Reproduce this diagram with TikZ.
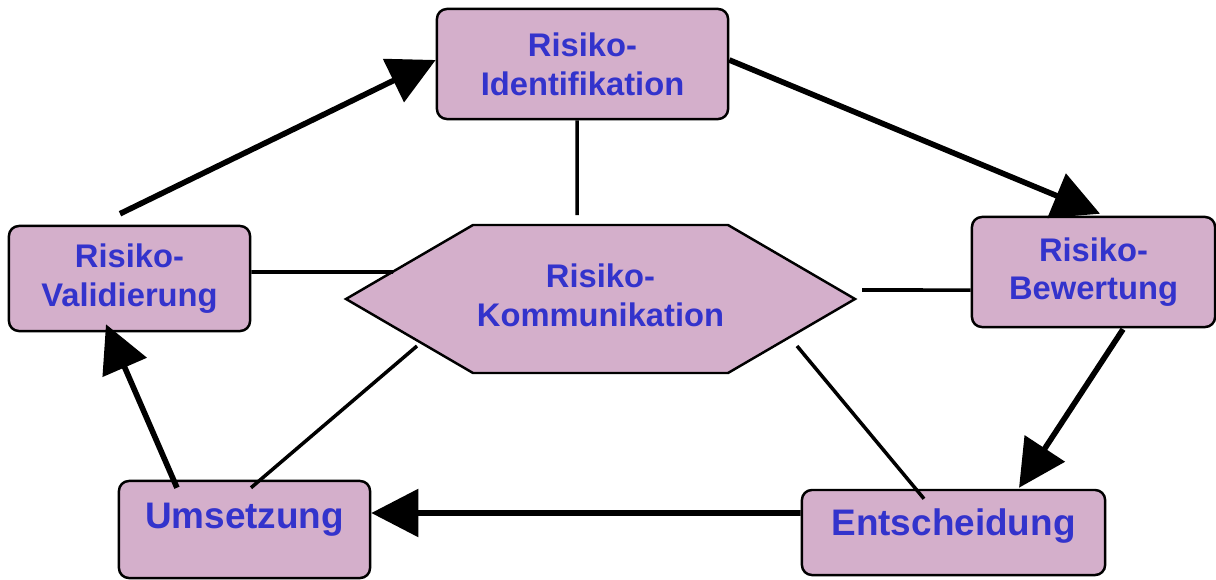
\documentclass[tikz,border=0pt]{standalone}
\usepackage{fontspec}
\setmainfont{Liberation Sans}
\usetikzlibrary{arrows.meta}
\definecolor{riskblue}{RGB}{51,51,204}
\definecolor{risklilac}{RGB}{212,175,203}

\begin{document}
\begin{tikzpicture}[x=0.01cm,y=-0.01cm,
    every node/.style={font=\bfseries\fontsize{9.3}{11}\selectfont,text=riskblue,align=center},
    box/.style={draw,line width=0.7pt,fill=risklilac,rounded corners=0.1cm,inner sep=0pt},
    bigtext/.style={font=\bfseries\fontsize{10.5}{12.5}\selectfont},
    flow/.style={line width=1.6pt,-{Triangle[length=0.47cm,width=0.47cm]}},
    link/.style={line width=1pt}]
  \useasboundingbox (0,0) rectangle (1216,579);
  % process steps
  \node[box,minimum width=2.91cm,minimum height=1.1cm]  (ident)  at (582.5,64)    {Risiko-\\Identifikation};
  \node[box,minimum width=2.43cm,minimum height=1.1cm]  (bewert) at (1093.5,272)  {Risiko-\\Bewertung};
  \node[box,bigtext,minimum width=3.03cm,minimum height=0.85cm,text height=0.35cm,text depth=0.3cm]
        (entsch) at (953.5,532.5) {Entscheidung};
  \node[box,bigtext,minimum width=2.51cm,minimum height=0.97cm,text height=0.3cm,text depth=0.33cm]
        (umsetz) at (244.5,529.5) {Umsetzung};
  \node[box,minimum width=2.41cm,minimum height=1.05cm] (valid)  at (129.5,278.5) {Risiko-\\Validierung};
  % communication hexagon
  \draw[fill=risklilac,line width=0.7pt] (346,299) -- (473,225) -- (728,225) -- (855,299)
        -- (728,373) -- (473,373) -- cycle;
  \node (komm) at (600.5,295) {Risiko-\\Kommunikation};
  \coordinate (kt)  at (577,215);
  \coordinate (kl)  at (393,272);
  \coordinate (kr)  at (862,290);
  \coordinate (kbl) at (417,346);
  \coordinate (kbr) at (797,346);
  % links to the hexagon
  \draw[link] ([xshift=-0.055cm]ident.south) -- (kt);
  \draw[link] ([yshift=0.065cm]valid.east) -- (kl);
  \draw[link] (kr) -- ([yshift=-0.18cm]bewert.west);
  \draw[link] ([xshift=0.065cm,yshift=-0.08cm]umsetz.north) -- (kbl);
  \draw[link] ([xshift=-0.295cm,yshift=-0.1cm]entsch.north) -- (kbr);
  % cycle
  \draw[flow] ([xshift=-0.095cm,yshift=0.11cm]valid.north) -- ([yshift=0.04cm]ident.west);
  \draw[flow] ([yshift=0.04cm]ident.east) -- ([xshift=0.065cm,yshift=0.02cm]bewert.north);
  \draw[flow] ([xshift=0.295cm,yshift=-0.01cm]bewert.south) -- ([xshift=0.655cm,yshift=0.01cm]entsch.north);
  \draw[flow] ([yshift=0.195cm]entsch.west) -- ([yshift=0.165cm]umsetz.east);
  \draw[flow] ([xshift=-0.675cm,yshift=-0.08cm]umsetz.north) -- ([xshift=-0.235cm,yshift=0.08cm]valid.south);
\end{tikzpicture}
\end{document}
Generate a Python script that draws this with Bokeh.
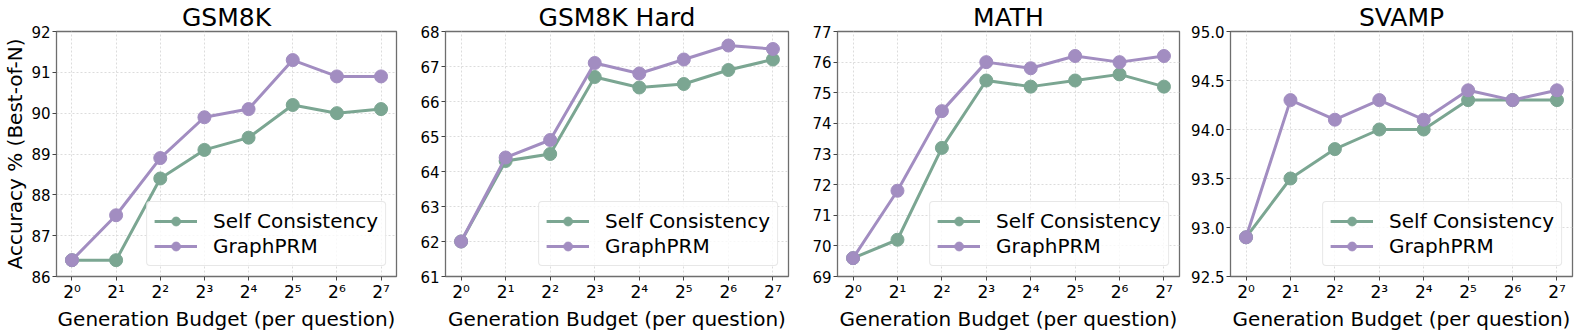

----------------

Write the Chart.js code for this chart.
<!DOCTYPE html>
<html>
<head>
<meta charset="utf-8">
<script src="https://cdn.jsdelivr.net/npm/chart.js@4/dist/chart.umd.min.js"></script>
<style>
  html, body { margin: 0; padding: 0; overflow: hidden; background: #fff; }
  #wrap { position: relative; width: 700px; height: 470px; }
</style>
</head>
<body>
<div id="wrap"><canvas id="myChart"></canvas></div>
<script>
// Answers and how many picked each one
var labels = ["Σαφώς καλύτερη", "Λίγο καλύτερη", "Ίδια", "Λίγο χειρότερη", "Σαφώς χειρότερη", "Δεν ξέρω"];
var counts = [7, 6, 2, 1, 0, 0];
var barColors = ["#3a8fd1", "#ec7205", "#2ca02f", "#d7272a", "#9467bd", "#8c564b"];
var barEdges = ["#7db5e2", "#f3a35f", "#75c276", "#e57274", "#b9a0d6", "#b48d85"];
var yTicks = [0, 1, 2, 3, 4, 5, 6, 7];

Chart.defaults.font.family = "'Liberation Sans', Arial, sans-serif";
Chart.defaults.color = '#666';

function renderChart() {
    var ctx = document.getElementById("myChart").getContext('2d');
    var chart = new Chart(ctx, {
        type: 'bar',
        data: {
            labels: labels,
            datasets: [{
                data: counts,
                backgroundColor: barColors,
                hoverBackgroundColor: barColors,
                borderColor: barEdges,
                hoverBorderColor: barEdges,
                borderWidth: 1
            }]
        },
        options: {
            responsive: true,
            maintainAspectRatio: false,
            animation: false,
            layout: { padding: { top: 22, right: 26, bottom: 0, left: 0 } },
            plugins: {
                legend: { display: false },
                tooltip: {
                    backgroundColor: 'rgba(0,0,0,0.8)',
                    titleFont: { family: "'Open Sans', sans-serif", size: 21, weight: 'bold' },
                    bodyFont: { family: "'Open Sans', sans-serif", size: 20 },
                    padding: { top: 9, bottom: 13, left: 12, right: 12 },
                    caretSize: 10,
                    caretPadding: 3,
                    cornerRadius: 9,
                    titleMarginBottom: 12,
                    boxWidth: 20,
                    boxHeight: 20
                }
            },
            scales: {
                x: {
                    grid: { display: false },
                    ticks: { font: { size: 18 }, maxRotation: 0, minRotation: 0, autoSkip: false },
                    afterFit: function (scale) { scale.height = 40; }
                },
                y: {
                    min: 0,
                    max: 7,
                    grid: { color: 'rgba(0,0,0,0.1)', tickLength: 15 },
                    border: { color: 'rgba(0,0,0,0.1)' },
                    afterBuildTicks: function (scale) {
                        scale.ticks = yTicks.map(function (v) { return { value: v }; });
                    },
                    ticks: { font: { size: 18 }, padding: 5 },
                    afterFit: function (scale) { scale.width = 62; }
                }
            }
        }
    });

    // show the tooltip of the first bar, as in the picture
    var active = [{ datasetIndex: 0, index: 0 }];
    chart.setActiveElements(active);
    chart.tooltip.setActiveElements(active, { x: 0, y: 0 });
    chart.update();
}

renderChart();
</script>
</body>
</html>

----------------

WORK TO DO
Above are the records. Copy the lines beginning at the one that has "Write the Chart.js code for this chart." and ending with the one that has "Chart.defaults.color = '#666';", unchanged.

WRITTEN ANSWER
Write the Chart.js code for this chart.
<!DOCTYPE html>
<html>
<head>
<meta charset="utf-8">
<script src="https://cdn.jsdelivr.net/npm/chart.js@4/dist/chart.umd.min.js"></script>
<style>
  html, body { margin: 0; padding: 0; overflow: hidden; background: #fff; }
  #wrap { position: relative; width: 700px; height: 470px; }
</style>
</head>
<body>
<div id="wrap"><canvas id="myChart"></canvas></div>
<script>
// Answers and how many picked each one
var labels = ["Σαφώς καλύτερη", "Λίγο καλύτερη", "Ίδια", "Λίγο χειρότερη", "Σαφώς χειρότερη", "Δεν ξέρω"];
var counts = [7, 6, 2, 1, 0, 0];
var barColors = ["#3a8fd1", "#ec7205", "#2ca02f", "#d7272a", "#9467bd", "#8c564b"];
var barEdges = ["#7db5e2", "#f3a35f", "#75c276", "#e57274", "#b9a0d6", "#b48d85"];
var yTicks = [0, 1, 2, 3, 4, 5, 6, 7];

Chart.defaults.font.family = "'Liberation Sans', Arial, sans-serif";
Chart.defaults.color = '#666';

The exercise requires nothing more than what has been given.